- What the task asks
Pictures are excluded. Copy exactly, and only, the lines from the one containing "Write a Python" through the one containing "y_ticks = [1, 2, 3, 4, 5, 6]", both ends included.

- Exercise material

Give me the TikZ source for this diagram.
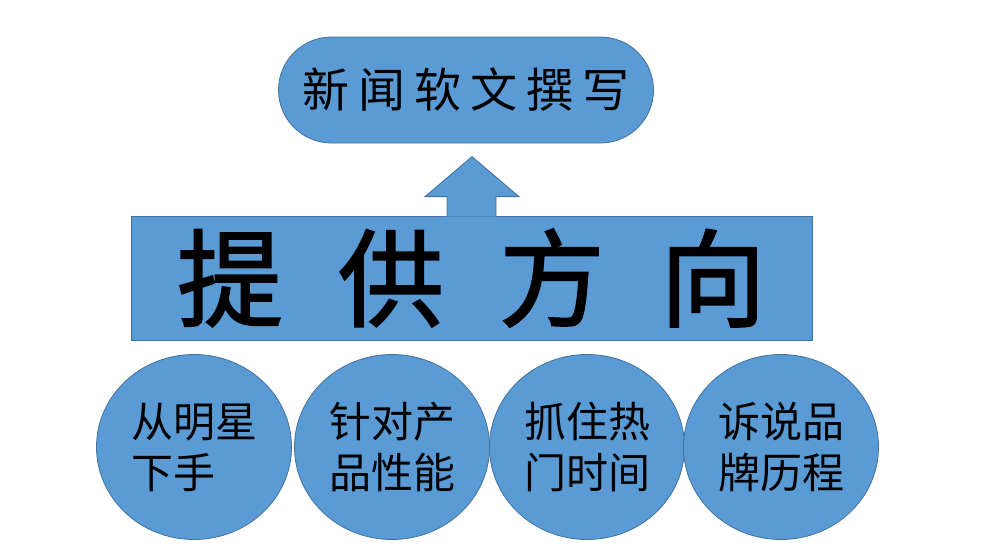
\documentclass[tikz,border=0pt]{standalone}
\usepackage{fontspec}
\usepackage{tikz}
\usetikzlibrary{shapes.geometric}
\newfontfamily\cjk{Noto Sans CJK SC}
\definecolor{boxblue}{RGB}{91,155,213}
\definecolor{edgeblue}{RGB}{65,113,156}

\begin{document}
\begin{tikzpicture}[x=1pt,y=-1pt,
    blob/.style={fill=boxblue,draw=edgeblue,line width=0.8pt},
    idea/.style={blob,ellipse,minimum width=195pt,minimum height=185pt,inner sep=0pt,
      align=left,font=\cjk\fontsize{42}{51}\selectfont}]
  \useasboundingbox (0,0) rectangle (1001,549);
  \node[blob,rounded corners=53pt,minimum width=375pt,minimum height=106pt,
    font=\cjk\fontsize{47}{47}\selectfont] (news) at (466,90) {新\hspace{9pt}闻\hspace{9pt}软\hspace{9pt}文\hspace{9pt}撰\hspace{9pt}写};
  \node[blob,minimum width=681pt,minimum height=124pt,inner sep=0pt,
    font=\cjk\addfontfeature{FakeBold=1.6}\fontsize{106}{106}\selectfont] (dir) at (471.5,278)
    {提\hspace{55pt}供\hspace{55pt}方\hspace{55pt}向};
  % arrow head on top of the banner
  \fill[boxblue] ([xshift=-24.5pt,yshift=-1pt]dir.north) -- ++(0,-20) -- ++(-22,0) -- ++(47,-40)
    -- ++(47,40) -- ++(-23,0) -- ++(0,20) -- cycle;
  \draw[edgeblue,line width=0.8pt] ([xshift=-24.5pt]dir.north) -- ++(0,-19) -- ++(-22,0) -- ++(47,-40)
    -- ++(47,40) -- ++(-23,0) -- ++(0,19);
  \foreach \n/\x/\t in {c1/194/{从明星\\下手},c2/392/{针对产\\品性能},c3/587/{抓住热\\门时间},c4/781/{诉说品\\牌历程}}
    \node[idea] (\n) at (\x,447) {\t};
\end{tikzpicture}
\end{document}
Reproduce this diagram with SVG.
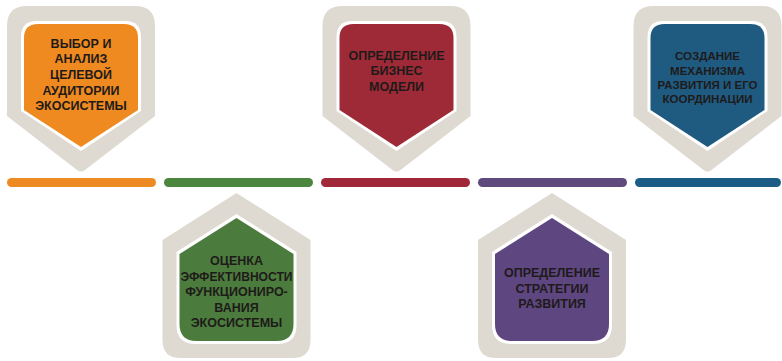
<svg xmlns="http://www.w3.org/2000/svg" width="782" height="361" viewBox="0 0 782 361">
<style>
.frame{fill:#DEDAD2}
.gap{fill:#FFFFFF}
.t{font-family:"Liberation Sans",Arial,sans-serif;font-weight:bold;font-size:12.5px;fill:#1E1A1A;text-anchor:middle}
.bar{stroke:none}
</style>
<defs>
<path id="down-frame" d="M-74,26 Q-74,6 -54,6 H54 Q74,6 74,26 V116 L4,170 Q0,173 -4,170 L-74,116 Z"/>
<path id="down-gap" d="M-60,37 Q-60,21 -44,21 H44 Q60,21 60,37 V111 L0,151 L-60,111 Z"/>
<path id="down-in" d="M-57,38 Q-57,24 -43,24 H43 Q57,24 57,38 V110 L0,147 L-57,110 Z"/>
<path id="up-frame" d="M0,193 L74,240 V340 Q74,358 56,358 H-56 Q-74,358 -74,340 V240 Z"/>
<path id="up-gap" d="M0,214 L60,252 V325 Q60,344 41,344 H-41 Q-60,344 -60,325 V252 Z"/>
<path id="up-in" d="M0,218 L57,254 V324 Q57,341 40,341 H-40 Q-57,341 -57,324 V254 Z"/>
</defs>
<g id="connectors">
<rect class="bar" x="7" y="178" width="149" height="9" rx="4.5" fill="#EE8A22"/>
<rect class="bar" x="164" y="178" width="149" height="9" rx="4.5" fill="#4C863E"/>
<rect class="bar" x="321" y="178" width="149" height="9" rx="4.5" fill="#A02839"/>
<rect class="bar" x="478" y="178" width="149" height="9" rx="4.5" fill="#5E4A7C"/>
<rect class="bar" x="635" y="178" width="146" height="9" rx="4.5" fill="#1C5D86"/>
</g>
<g id="node1" transform="translate(81,0)">
<use href="#down-frame" class="frame"/>
<use href="#down-gap" class="gap"/>
<use href="#down-in" fill="#EE8A1F"/>
<text class="t" x="0" y="47.5">ВЫБОР И</text>
<text class="t" x="0" y="63">АНАЛИЗ</text>
<text class="t" x="0" y="79">ЦЕЛЕВОЙ</text>
<text class="t" x="0" y="94.5">АУДИТОРИИ</text>
<text class="t" x="0" y="110">ЭКОСИСТЕМЫ</text>
</g>
<g id="node2" transform="translate(236.5,0)">
<use href="#up-frame" class="frame"/>
<use href="#up-gap" class="gap"/>
<use href="#up-in" fill="#4C7C3D"/>
<text class="t" x="0" y="265">ОЦЕНКА</text>
<text class="t" x="0" y="280.5" textLength="112" lengthAdjust="spacingAndGlyphs">ЭФФЕКТИВНОСТИ</text>
<text class="t" x="0" y="296">ФУНКЦИОНИРО-</text>
<text class="t" x="0" y="311.5">ВАНИЯ</text>
<text class="t" x="0" y="327">ЭКОСИСТЕМЫ</text>
</g>
<g id="node3" transform="translate(396.5,0)">
<use href="#down-frame" class="frame"/>
<use href="#down-gap" class="gap"/>
<use href="#down-in" fill="#9E2A37"/>
<text class="t" x="0" y="59.5">ОПРЕДЕЛЕНИЕ</text>
<text class="t" x="0" y="75">БИЗНЕС</text>
<text class="t" x="0" y="90.5">МОДЕЛИ</text>
</g>
<g id="node4" transform="translate(552,0)">
<use href="#up-frame" class="frame"/>
<use href="#up-gap" class="gap"/>
<use href="#up-in" fill="#5E4681"/>
<text class="t" x="0" y="276.5">ОПРЕДЕЛЕНИЕ</text>
<text class="t" x="0" y="292.5">СТРАТЕГИИ</text>
<text class="t" x="0" y="308">РАЗВИТИЯ</text>
</g>
<g id="node5" transform="translate(707.5,0)">
<use href="#down-frame" class="frame"/>
<use href="#down-gap" class="gap"/>
<use href="#down-in" fill="#1F5A81"/>
<text class="t" x="0" y="59.5" style="font-size:11.5px">СОЗДАНИЕ</text>
<text class="t" x="0" y="74.5" style="font-size:11.5px">МЕХАНИЗМА</text>
<text class="t" x="0" y="88.5" style="font-size:11.5px">РАЗВИТИЯ И ЕГО</text>
<text class="t" x="0" y="103" style="font-size:11.5px">КООРДИНАЦИИ</text>
</g>
</svg>
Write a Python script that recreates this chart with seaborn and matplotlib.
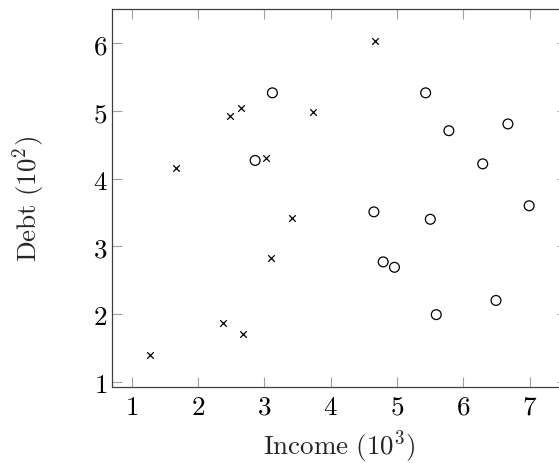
import matplotlib
matplotlib.use("Agg")
import matplotlib.pyplot as plt
import seaborn as sns
import pandas as pd
from matplotlib.ticker import FuncFormatter

# crosses
cross_income = [1.27, 1.66, 2.37, 2.48, 2.64, 2.68, 3.03, 3.10, 3.42, 3.73, 4.67]
cross_debt = [1.39, 4.16, 1.87, 4.93, 5.05, 1.71, 4.31, 2.83, 3.42, 4.98, 6.04]
# circles
circ_income = [2.86, 3.12, 4.65, 4.79, 4.96, 5.43, 5.50, 5.59, 5.78, 6.29, 6.49, 6.67, 6.99]
circ_debt = [4.27, 5.27, 3.51, 2.77, 2.69, 5.27, 3.40, 1.99, 4.71, 4.22, 2.20, 4.81, 3.60]

x_ticks = [1, 2, 3, 4, 5, 6, 7]
y_ticks = [1, 2, 3, 4, 5, 6]

sns.set_theme(style="white")
plt.rcParams["mathtext.fontset"] = "cm"
plt.rcParams["font.family"] = ["DejaVu Serif"]

fig = plt.figure(figsize=(5.59, 4.64), dpi=100)
ax = fig.add_axes([0.1998, 0.1638, 0.8147, 0.8147])

df_c = pd.DataFrame({"income": cross_income, "debt": cross_debt})
df_o = pd.DataFrame({"income": circ_income, "debt": circ_debt})

sns.scatterplot(data=df_c, x="income", y="debt", marker="x", color="black",
                s=22, linewidth=0.9, ax=ax)
sns.scatterplot(data=df_o, x="income", y="debt", marker="o", facecolor="none",
                edgecolor="black", s=50, linewidth=0.9, ax=ax)

ax.set_xlim(0.698, 7.562)
ax.set_ylim(0.92, 6.51)
ax.set_xticks(x_ticks)
ax.set_yticks(y_ticks)
fmt = FuncFormatter(lambda v, p: r"$%d$" % v)
ax.xaxis.set_major_formatter(fmt)
ax.yaxis.set_major_formatter(fmt)
ax.tick_params(direction="in", length=7, width=0.8, color="#a0a0a0",
               labelsize=19.5, labelcolor="black",
               top=True, right=True, bottom=True, left=True)
ax.tick_params(axis="x", pad=4)
ax.tick_params(axis="y", pad=3)
for s in ax.spines.values():
    s.set_visible(True)
    s.set_color("#404040")
    s.set_linewidth(0.9)

ax.set_xlabel(r"$\mathrm{Income}\ (10^3)$", fontsize=19.5)
ax.set_ylabel(r"$\mathrm{Debt}\ (10^2)$", fontsize=19.5)
ax.xaxis.set_label_coords(0.5, -0.106)
ax.yaxis.set_label_coords(-0.142, 0.5)

fig.savefig("out.png", dpi=100)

- Response below
Write a Python script that recreates this chart with seaborn and matplotlib.
import matplotlib
matplotlib.use("Agg")
import matplotlib.pyplot as plt
import seaborn as sns
import pandas as pd
from matplotlib.ticker import FuncFormatter

# crosses
cross_income = [1.27, 1.66, 2.37, 2.48, 2.64, 2.68, 3.03, 3.10, 3.42, 3.73, 4.67]
cross_debt = [1.39, 4.16, 1.87, 4.93, 5.05, 1.71, 4.31, 2.83, 3.42, 4.98, 6.04]
# circles
circ_income = [2.86, 3.12, 4.65, 4.79, 4.96, 5.43, 5.50, 5.59, 5.78, 6.29, 6.49, 6.67, 6.99]
circ_debt = [4.27, 5.27, 3.51, 2.77, 2.69, 5.27, 3.40, 1.99, 4.71, 4.22, 2.20, 4.81, 3.60]

x_ticks = [1, 2, 3, 4, 5, 6, 7]
y_ticks = [1, 2, 3, 4, 5, 6]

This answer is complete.